Wave turbulence in geophysical flows

Abstract

Despite elegant theoretical descriptions and numerous potential applications in nature, the various features of wave turbulence and its associated transfers across scales are still debated. One reason is the difficulty, both experimentally and numerically, of studying a chaotic nonlinear wavy system with sufficient precision, over a sufficient duration, and with sufficient separation between the injection scale, the system scale and the dissipation scale, to dwell in detail on the description of a statistically converged state. The numerical study of Thomas & Ding (J. Fluid Mech., 2023, this issue) sheds new light on one key aspect of this global problem: the upscale transfer of waves in rotating shallow water equations, which is of relevance to atmosphere and ocean dynamics. Their results first confirm the theoretical predictions, with a robust inverse wave cascade, a predominant role of quartic resonances and a slope value of the wave spectrum in agreement with the expected range.
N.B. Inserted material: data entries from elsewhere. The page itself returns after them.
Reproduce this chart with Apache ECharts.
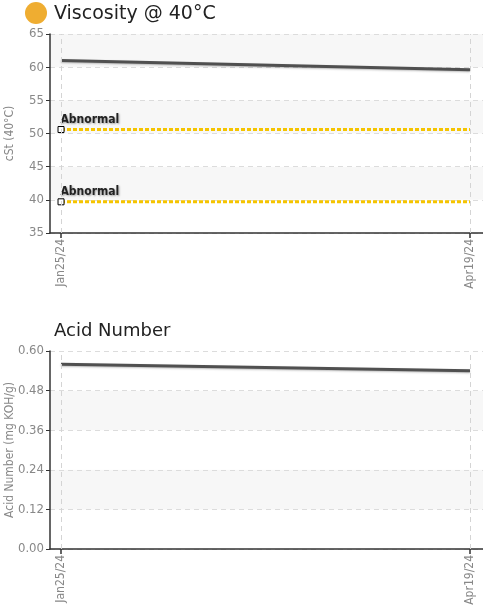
<!DOCTYPE html>
<html><head><meta charset="utf-8">
<script src="https://cdn.jsdelivr.net/npm/echarts@6/dist/echarts.min.js"></script>
<style>html,body{margin:0;padding:0;background:#fff}#c{width:483px;height:613px}</style>
</head><body><div id="c"></div>
<script>
// ---- data ----
const dates = ['2024-01-25', '2024-04-19'];
const dateLabels = ['Jan25/24', 'Apr19/24'];
const viscosity = [61.0, 59.6];
const viscAbnormalHigh = 50.6;
const viscAbnormalLow = 39.7;
const acidNumber = [0.56, 0.54];
const viscAxis = { min: 35, max: 65, interval: 5 };
const acidAxis = { min: 0, max: 0.6, interval: 0.12 };

// ---- build ----
const DAY = 86400000;
const tsDays = dates.map(d => Math.round(new Date(d + 'T00:00:00Z').getTime() / DAY));
const padLeft = 2.29, padRight = 2.7;
const NARROW = '"Liberation Sans Narrow","DejaVu Sans Condensed","Roboto Condensed",sans-serif';
const TITLE = '"DejaVu Sans",Verdana,sans-serif';

function labelFor(v) {
  let best = 0, bd = Infinity;
  tsDays.forEach((t, i) => { const d = Math.abs(t - v); if (d < bd) { bd = d; best = i; } });
  return dateLabels[best];
}

function xAxis(gi) {
  return {
    type: 'value', gridIndex: gi,
    min: tsDays[0] - padLeft, max: tsDays[tsDays.length - 1] + padRight,
    axisLine: { show: true, onZero: false, lineStyle: { color: '#333', width: 1.5 } },
    axisTick: { show: true, customValues: tsDays, length: 5, lineStyle: { color: '#333', width: 1.5 } },
    axisLabel: { customValues: tsDays, rotate: 90, formatter: labelFor, color: '#888', fontSize: 12, fontFamily: NARROW, margin: 6 },
    splitLine: { show: false }
  };
}
function yAxis(gi, cfg, name, fmt) {
  return {
    type: 'value', gridIndex: gi, min: cfg.min, max: cfg.max, interval: cfg.interval,
    name: name, nameLocation: 'middle', nameGap: 34, nameMoveOverlap: false,
    nameTextStyle: { color: '#888', fontSize: 12, fontFamily: NARROW },
    axisLine: { show: true, lineStyle: { color: '#333', width: 1.5 } },
    axisTick: { show: true, length: 4, lineStyle: { color: '#333' } },
    axisLabel: { color: '#888', fontSize: 13, fontFamily: NARROW, margin: 6, formatter: fmt },
    splitLine: { show: true, lineStyle: { color: '#dcdcdc', type: [5, 4] } },
    splitArea: { show: true, areaStyle: { color: ['#ffffff', '#f7f7f7'] } }
  };
}
function vGrid() {
  return {
    silent: true, symbol: 'none', label: { show: false },
    lineStyle: { color: '#d4d4d4', type: [5, 4], width: 1 },
    data: tsDays.map(t => ({ xAxis: t }))
  };
}
function mainSeries(gi, vals) {
  return {
    type: 'line', xAxisIndex: gi, yAxisIndex: gi,
    data: vals.map((v, i) => [tsDays[i], v]),
    showSymbol: false, symbol: 'none',
    lineStyle: { color: '#505050', width: 3, shadowColor: 'rgba(0,0,0,0.25)', shadowBlur: 2, shadowOffsetY: 1 },
    markLine: vGrid(), z: 3
  };
}
function abnormalSeries(gi, level) {
  return {
    type: 'line', xAxisIndex: gi, yAxisIndex: gi, z: 4,
    data: [
      { value: [tsDays[0], level], symbol: 'rect', symbolSize: 6,
        label: { show: true, formatter: 'Abnormal', position: [3, -12], color: '#222', fontSize: 12, fontWeight: 'bold', fontFamily: NARROW,
                 textShadowColor: 'rgba(0,0,0,0.35)', textShadowBlur: 2, textShadowOffsetX: 1, textShadowOffsetY: 1 } },
      { value: [tsDays[tsDays.length - 1], level], symbol: 'none' }
    ],
    showSymbol: true,
    itemStyle: { color: '#fff', borderColor: '#000', borderWidth: 1 },
    lineStyle: { color: '#f5c400', width: 3, type: [4, 2] },
    emphasis: { disabled: true }
  };
}

const chart = echarts.init(document.getElementById('c'), null, { renderer: 'canvas' });
chart.setOption({
  animation: false,
  graphic: [{ type: 'circle', shape: { cx: 36, cy: 13, r: 11 }, style: { fill: '#efad31' } }],
  title: [
    { text: 'Viscosity @ 40°C', left: 54, top: 5, padding: 0, textStyle: { fontSize: 19, fontWeight: 'normal', color: '#222', fontFamily: TITLE } },
    { text: 'Acid Number', left: 54, top: 322, padding: 0, textStyle: { fontSize: 18, fontWeight: 'normal', color: '#222', fontFamily: TITLE } }
  ],
  grid: [
    { left: 50, right: 0, top: 34, height: 199, containLabel: false, outerBoundsMode: 'none' },
    { left: 50, right: 0, top: 351, height: 198, containLabel: false, outerBoundsMode: 'none' }
  ],
  xAxis: [xAxis(0), xAxis(1)],
  yAxis: [
    yAxis(0, viscAxis, 'cSt (40°C)', v => String(Math.round(v))),
    yAxis(1, acidAxis, 'Acid Number (mg KOH/g)', v => v.toFixed(2))
  ],
  series: [
    mainSeries(0, viscosity),
    abnormalSeries(0, viscAbnormalHigh),
    abnormalSeries(0, viscAbnormalLow),
    mainSeries(1, acidNumber)
  ]
});
</script></body></html>
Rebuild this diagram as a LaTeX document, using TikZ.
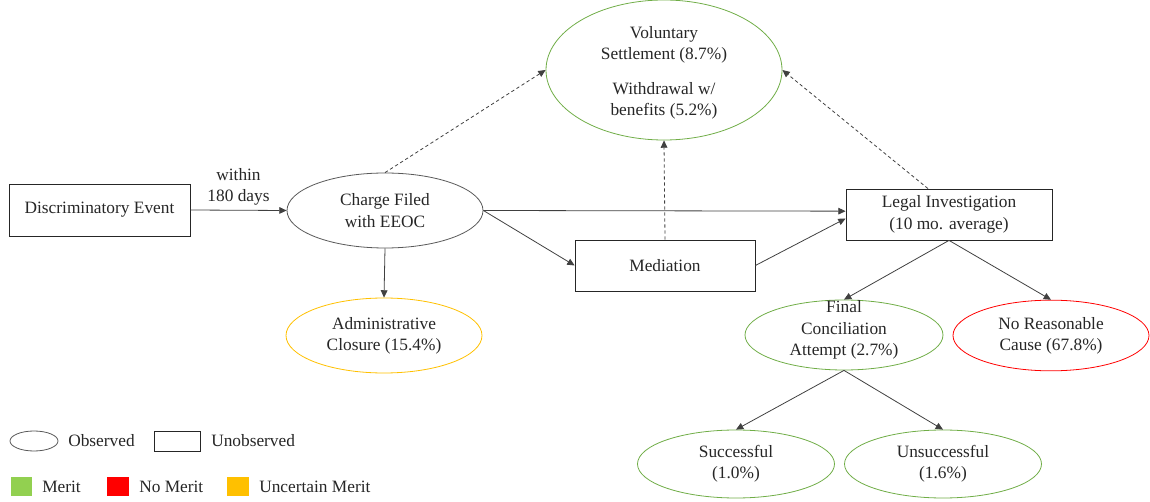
\documentclass[tikz,border=0pt]{standalone}
\usepackage{fontspec}
\setmainfont{Liberation Serif}
\usetikzlibrary{arrows.meta, shapes, positioning, calc}

\begin{document}
\begin{tikzpicture}
    [
        x=0.75pt, y=-0.75pt,
        every node/.style={font=\fontsize{13}{16}\selectfont, text=black!85, align=center},
        hidden/.style={rectangle, draw=black!85, line width=0.6pt, inner sep=0pt, minimum height=38.25pt},
        outcome/.style={ellipse, line width=0.6pt, inner sep=0pt, minimum width=147pt, minimum height=53pt},
        flow/.style={draw=black!75, line width=0.6pt, -{Triangle[length=5.5pt, width=5pt]}},
        maybe/.style={flow, dash pattern=on 2.5pt off 2pt},
        swatch/.style={rectangle, inner sep=0pt, minimum width=16pt, minimum height=14pt},
        keytext/.style={anchor=west, inner sep=0pt}
    ]
    \definecolor{meritGreen}{RGB}{112,173,71}
    \definecolor{meritFill}{RGB}{146,208,80}
    \definecolor{noMeritRed}{RGB}{255,0,0}
    \definecolor{unsureGold}{RGB}{255,192,0}
    \useasboundingbox (0,0) rectangle (1150,502);

    % main flow
    \node [hidden, minimum width=135.75pt, minimum height=39pt] (discrim) at (99.5,210) {Discriminatory Event};
    \node [outcome, draw=black!65, minimum height=56.25pt] (charge) at (385,210.5) {Charge Filed\\with EEOC};
    \node [outcome, draw=meritGreen, minimum width=177pt, minimum height=105pt] (voluntary) at (664,70) {};
    \node (voluntaryText) at (664,73) {Voluntary\\Settlement (8.7\%)\\[10pt]Withdrawal w/\\benefits (5.2\%)};
    \node [hidden, minimum width=135pt] (mediation) at (665,265.5) {Mediation};
    \node [hidden, minimum width=154.5pt] (legal) at (949,214.5) {Legal Investigation\\(10 mo. average)};
    \node [outcome, draw=unsureGold, minimum height=56.25pt] (closure) at (384,335.5) {Administrative\\Closure (15.4\%)};
    \node [outcome, draw=meritGreen, minimum width=148.5pt, minimum height=52.5pt] (conciliation) at (844,335) {};
    \node (conciliationText) at (844,330) {Final\\Conciliation\\Attempt (2.7\%)};
    \node [outcome, draw=noMeritRed] (noreason) at (1051,335.5) {No Reasonable\\Cause (67.8\%)};
    \node [outcome, draw=meritGreen, minimum width=147.75pt, minimum height=51pt] (success) at (736,464) {Successful\\(1.0\%)};
    \node [outcome, draw=meritGreen, minimum width=147.75pt, minimum height=51pt] (failure) at (943,464) {Unsuccessful\\(1.6\%)};

    \draw [flow] (discrim.east) -- node [above] {within\\180 days} (charge.west);
    \draw [flow] (charge.east) -- ([yshift=2.5pt]legal.west);
    \draw [flow] (charge.east) -- (mediation.west);
    \draw [flow] (mediation.east) -- ([yshift=-3pt]legal.west);
    \draw [flow] (charge.south) -- (closure.north);
    \draw [maybe] (charge.north) -- (voluntary.west);
    \draw [maybe] (mediation.north) -- (voluntary.south);
    \draw [maybe] ([xshift=-15.75pt]legal.north) -- (voluntary.east);
    \draw [flow] (legal.south) -- (conciliation.north);
    \draw [flow] (legal.south) -- (noreason.north);
    \draw [flow] (conciliation.south) -- (success.north);
    \draw [flow] (conciliation.south) -- (failure.north);

    % legend
    \node [outcome, draw=black!65, minimum width=36pt, minimum height=15pt] (keyObserved) at (34,441) {};
    \node [keytext] (keyObservedText) at (68,441) {Observed};
    \node [hidden, minimum width=35pt, minimum height=15pt] (keyHidden) at (177.5,441) {};
    \node [keytext] (keyHiddenText) at (211,441) {Unobserved};
    \node [swatch, fill=meritFill] (keyMerit) at (21.5,486.5) {};
    \node [keytext] (keyMeritText) at (42,487) {Merit};
    \node [swatch, fill=noMeritRed] (keyNoMerit) at (118,486.5) {};
    \node [keytext] (keyNoMeritText) at (139,487) {No Merit};
    \node [swatch, fill=unsureGold] (keyUnsure) at (238,486.5) {};
    \node [keytext] (keyUnsureText) at (259,487) {Uncertain Merit};
\end{tikzpicture}
\end{document}
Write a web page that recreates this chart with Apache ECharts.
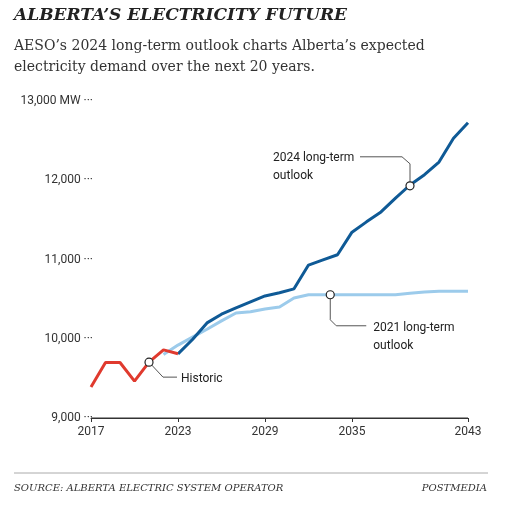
<!DOCTYPE html>
<html><head><meta charset="utf-8">
<script src="https://cdn.jsdelivr.net/npm/echarts@6/dist/echarts.min.js"></script>
<style>body{margin:0;background:#fff}#c{width:513px;height:505px}</style>
</head><body><div id="c"></div>
<script>
const historicYears=[2017,2018,2019,2020,2021,2022,2023];
const historicVals=[9390,9700,9700,9465,9705,9860,9810];
const out2024Years=[2023,2024,2025,2026,2027,2028,2029,2030,2031,2032,2033,2034,2035,2036,2037,2038,2039,2040,2041,2042,2043];
const out2024Vals=[9810,9990,10200,10310,10390,10465,10540,10580,10630,10930,10995,11060,11345,11475,11600,11775,11940,12070,12230,12530,12725];
const out2021Years=[2022,2023,2024,2025,2026,2027,2028,2029,2030,2031,2032,2033,2034,2035,2036,2037,2038,2039,2040,2041,2042,2043];
const out2021Vals=[9800,9920,10020,10120,10225,10325,10340,10375,10400,10515,10555,10555,10555,10555,10555,10555,10555,10575,10590,10600,10600,10600];
const xTickLabels=[2017,2023,2029,2035,2043];
const yTicks=[9000,10000,11000,12000,13000];
const serif='"DejaVu Serif", "Liberation Serif", serif';
const sans='Roboto, "Noto Sans", sans-serif';
const z=(a,b)=>a.map((v,i)=>[v,b[i]]);
const ch=echarts.init(document.getElementById('c'));
ch.setOption({
  animation:false,
  grid:{left:91,right:45,top:101,bottom:87},
  xAxis:{type:'value',min:2017,max:2043,splitLine:{show:false},
    axisLine:{lineStyle:{color:'#333',width:1}},
    axisTick:{customValues:xTickLabels,length:4,lineStyle:{color:'#333'}},
    axisLabel:{customValues:xTickLabels,color:'#333',fontFamily:sans,fontSize:12,margin:8,formatter:v=>String(v)}},
  yAxis:{type:'value',min:9000,max:13000,interval:1000,axisLine:{show:false},axisTick:{show:false},
    splitLine:{show:false},
    axisLabel:{color:'#333',fontFamily:sans,fontSize:12,margin:-2,
      formatter:v=>(v===13000?'13,000 MW':v.toLocaleString('en-US'))+' ···'}},
  series:[
    {type:'line',data:z(out2021Years,out2021Vals),symbol:'none',lineStyle:{color:'#9ccbeb',width:3}},
    {type:'line',data:z(out2024Years,out2024Vals),symbol:'none',lineStyle:{color:'#0f5a96',width:3}},
    {type:'line',data:z(historicYears,historicVals),symbol:'none',lineStyle:{color:'#e03a2e',width:3}}
  ],
  graphic:[
    {type:'text',left:14,top:7,style:{text:'ALBERTA’S ELECTRICITY FUTURE',font:'italic bold 17px '+serif,fill:'#222',letterSpacing:3}},
    {type:'text',left:14,top:36,style:{text:'AESO’s 2024 long-term outlook charts Alberta’s expected\nelectricity demand over the next 20 years.',font:'14px '+serif,fill:'#333',lineHeight:21}},
    {type:'line',shape:{x1:14,y1:473,x2:488,y2:473},style:{stroke:'#aaa',lineWidth:1}},
    {type:'text',left:14,top:483,style:{text:'SOURCE: ALBERTA ELECTRIC SYSTEM OPERATOR',font:'italic 10px '+serif,fill:'#333',letterSpacing:0.8}},
    {type:'text',right:26,top:483,style:{text:'POSTMEDIA',font:'italic 10px '+serif,fill:'#333',letterSpacing:0.8}}
  ]
});
const p=(x,y)=>ch.convertToPixel({gridIndex:0},[x,y]);
const b0=p(2017,9000),b1=p(2043,9000);
const g=[];
const circ=(c)=>g.push({type:'circle',shape:{cx:c[0],cy:c[1],r:4},style:{fill:'#fff',stroke:'#222',lineWidth:1.2},z:10});
const pl=(pts)=>g.push({type:'polyline',shape:{points:pts},style:{stroke:'#555',lineWidth:1,fill:null},z:9});
const tx=(x,y,t)=>g.push({type:'text',x:x,y:y,style:{text:t,font:'12px '+sans,fill:'#222',lineHeight:18},z:11});
const h=p(2021,9705);
pl([h,[h[0]+14,h[1]+15],[h[0]+28,h[1]+15]]);circ(h);tx(h[0]+32,h[1]+8,'Historic');
const o1=p(2033.5,10555);
pl([o1,[o1[0],o1[1]+25],[o1[0]+6,o1[1]+31],[o1[0]+36,o1[1]+31]]);circ(o1);tx(o1[0]+43,o1[1]+24,'2021 long-term\noutlook');
const o2=p(2039,11930);
pl([o2,[o2[0],o2[1]-22],[o2[0]-8,o2[1]-29],[o2[0]-50,o2[1]-29]]);circ(o2);tx(o2[0]-137,o2[1]-37,'2024 long-term\noutlook');
ch.setOption({graphic:ch.getOption().graphic[0].elements.concat(g).concat([{type:'line',shape:{x1:b0[0],y1:b0[1],x2:b1[0],y2:b1[1]},style:{stroke:'#333',lineWidth:1}}])});
</script></body></html>
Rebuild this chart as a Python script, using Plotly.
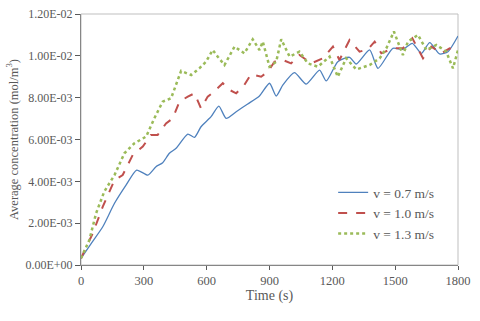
import plotly.graph_objects as go

# time (s) and average concentration (mol/m3)
t_07 = [0, 50, 104, 160, 215, 266, 319, 358, 390, 422, 454, 510, 542, 573, 621, 658, 693,
        741, 796, 852, 900, 932, 964, 1019, 1075, 1139, 1171, 1226, 1282, 1314, 1378, 1418,
        1489, 1537, 1582, 1625, 1665, 1712, 1752, 1800]
c_07 = [0.32e-3, 1.05e-3, 1.83e-3, 2.95e-3, 3.82e-3, 4.54e-3, 4.30e-3, 4.70e-3, 4.89e-3,
        5.34e-3, 5.58e-3, 6.26e-3, 6.10e-3, 6.61e-3, 7.09e-3, 7.60e-3, 7.01e-3, 7.33e-3,
        7.70e-3, 8.08e-3, 8.69e-3, 8.08e-3, 8.61e-3, 9.20e-3, 8.65e-3, 9.32e-3, 8.80e-3,
        9.72e-3, 9.93e-3, 9.61e-3, 10.28e-3, 9.40e-3, 10.36e-3, 10.31e-3, 10.60e-3,
        10.12e-3, 10.63e-3, 10.09e-3, 10.20e-3, 10.95e-3]

t_10 = [0, 56, 104, 160, 199, 247, 295, 334, 366, 406, 438, 470, 510, 542, 573, 605, 629,
        677, 709, 741, 780, 812, 860, 892, 924, 964, 1003, 1043, 1099, 1155, 1203, 1234,
        1282, 1330, 1370, 1402, 1434, 1489, 1537, 1582, 1633, 1673, 1721, 1760, 1800]
c_10 = [0.32e-3, 1.51e-3, 2.79e-3, 4.06e-3, 4.30e-3, 5.26e-3, 5.66e-3, 6.22e-3, 6.22e-3,
        6.77e-3, 7.01e-3, 7.81e-3, 8.05e-3, 8.21e-3, 7.49e-3, 8.05e-3, 8.24e-3, 8.69e-3,
        8.37e-3, 8.21e-3, 8.61e-3, 9.13e-3, 9.00e-3, 9.24e-3, 9.72e-3, 9.80e-3, 9.64e-3,
        10.04e-3, 9.64e-3, 9.88e-3, 10.44e-3, 9.80e-3, 10.76e-3, 10.20e-3, 10.31e-3,
        10.68e-3, 10.12e-3, 10.36e-3, 10.36e-3, 10.84e-3, 9.88e-3, 10.44e-3, 10.12e-3,
        10.36e-3, 10.25e-3]

t_13 = [0, 40, 72, 111, 160, 207, 255, 311, 350, 390, 430, 454, 478, 526, 565, 597, 629,
        653, 685, 733, 780, 820, 852, 868, 900, 932, 956, 996, 1043, 1083, 1131, 1187, 1226,
        1266, 1314, 1378, 1426, 1458, 1494, 1537, 1561, 1609, 1649, 1697, 1744, 1776, 1800]
c_13 = [0.32e-3, 1.20e-3, 2.47e-3, 3.51e-3, 4.30e-3, 5.34e-3, 5.82e-3, 6.14e-3, 7.01e-3,
        7.81e-3, 7.97e-3, 8.61e-3, 9.28e-3, 9.08e-3, 9.40e-3, 9.72e-3, 10.28e-3, 9.96e-3,
        9.56e-3, 10.44e-3, 10.12e-3, 10.79e-3, 10.28e-3, 10.68e-3, 9.48e-3, 9.72e-3,
        10.79e-3, 9.96e-3, 10.20e-3, 9.64e-3, 9.48e-3, 9.96e-3, 9.00e-3, 9.88e-3, 9.35e-3,
        9.56e-3, 9.88e-3, 10.36e-3, 11.16e-3, 10.04e-3, 10.68e-3, 11.00e-3, 10.28e-3,
        10.52e-3, 10.20e-3, 9.40e-3, 10.28e-3]

x_ticks = [0, 300, 600, 900, 1200, 1500, 1800]
y_ticks = [0, 0.002, 0.004, 0.006, 0.008, 0.010, 0.012]
y_tick_text = ["0.00E+00", "2.00E-03", "4.00E-03", "6.00E-03", "8.00E-03", "1.00E-02", "1.20E-02"]

fig = go.Figure()
fig.add_trace(go.Scatter(x=t_07, y=c_07, mode="lines", name="v = 0.7 m/s",
                         line=dict(color="#4F81BD", width=1.3, shape="spline", smoothing=0.6)))
fig.add_trace(go.Scatter(x=t_10, y=c_10, mode="lines", name="v = 1.0 m/s",
                         line=dict(color="#C0504D", width=2, dash="dash")))
fig.add_trace(go.Scatter(x=t_13, y=c_13, mode="lines", name="v = 1.3 m/s",
                         line=dict(color="#9BBB59", width=2.5, dash="dot")))

grey = "#595959"
fig.update_layout(
    width=480, height=321,
    margin=dict(l=81, r=22, t=14, b=56),
    paper_bgcolor="white", plot_bgcolor="white",
    font=dict(family="Liberation Serif", size=12, color=grey),
    showlegend=True,
    legend=dict(x=0.95, y=0.35, xanchor="right", yanchor="top", bgcolor="rgba(0,0,0,0)",
                font=dict(size=13.5, color=grey), tracegroupgap=0, itemwidth=30),
    xaxis=dict(range=[0, 1800], tickvals=x_ticks, showgrid=False, zeroline=False,
               showline=True, linecolor="#868686", linewidth=1, automargin=False,
               ticks="outside", ticklen=4, tickcolor="#595959", tickfont=dict(size=12.5),
               title=dict(text="Time (s)", font=dict(size=14, color=grey), standoff=3)),
    xaxis2=dict(range=[0, 1800], tickvals=x_ticks, overlaying="x", matches="x", anchor="y",
                showticklabels=False, ticks="inside", ticklen=4, tickcolor="#595959",
                showgrid=False, zeroline=False, showline=False, automargin=False),
    yaxis=dict(range=[0, 0.012], tickvals=y_ticks, ticktext=y_tick_text, showgrid=False,
               zeroline=False, showline=True, linecolor="#868686", linewidth=1,
               automargin=False, tickfont=dict(size=12),
               ticks="outside", ticklen=5, tickcolor="#595959",
               title=dict(text="Average concentration (mol/m<sup>3</sup>)",
                          font=dict(size=12.5, color=grey), standoff=4)),
    shapes=[dict(type="rect", xref="paper", yref="paper", x0=0, x1=1, y0=0, y1=1,
                 line=dict(color="#BFBFBF", width=1), layer="below")],
)

fig.write_html("out.html", config={"displayModeBar": False},
               post_script="document.body.style.margin='0';")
But their deeper analysis of the results also highlights some weakness in the theoretical foundations, exhibiting strong intermittency and departure from ideal Gaussian statistics. This work thus calls for improved modelling, acknowledging that important large-scale climatic features could actually result from the piling up of small-scale waves, unresolved by typical Earth system models. Beyond rotating shallow water systems, this study more generically resonates with open questions in the field of wave turbulence and its geophysical applications, including recent research in deep rotating and stably stratified systems.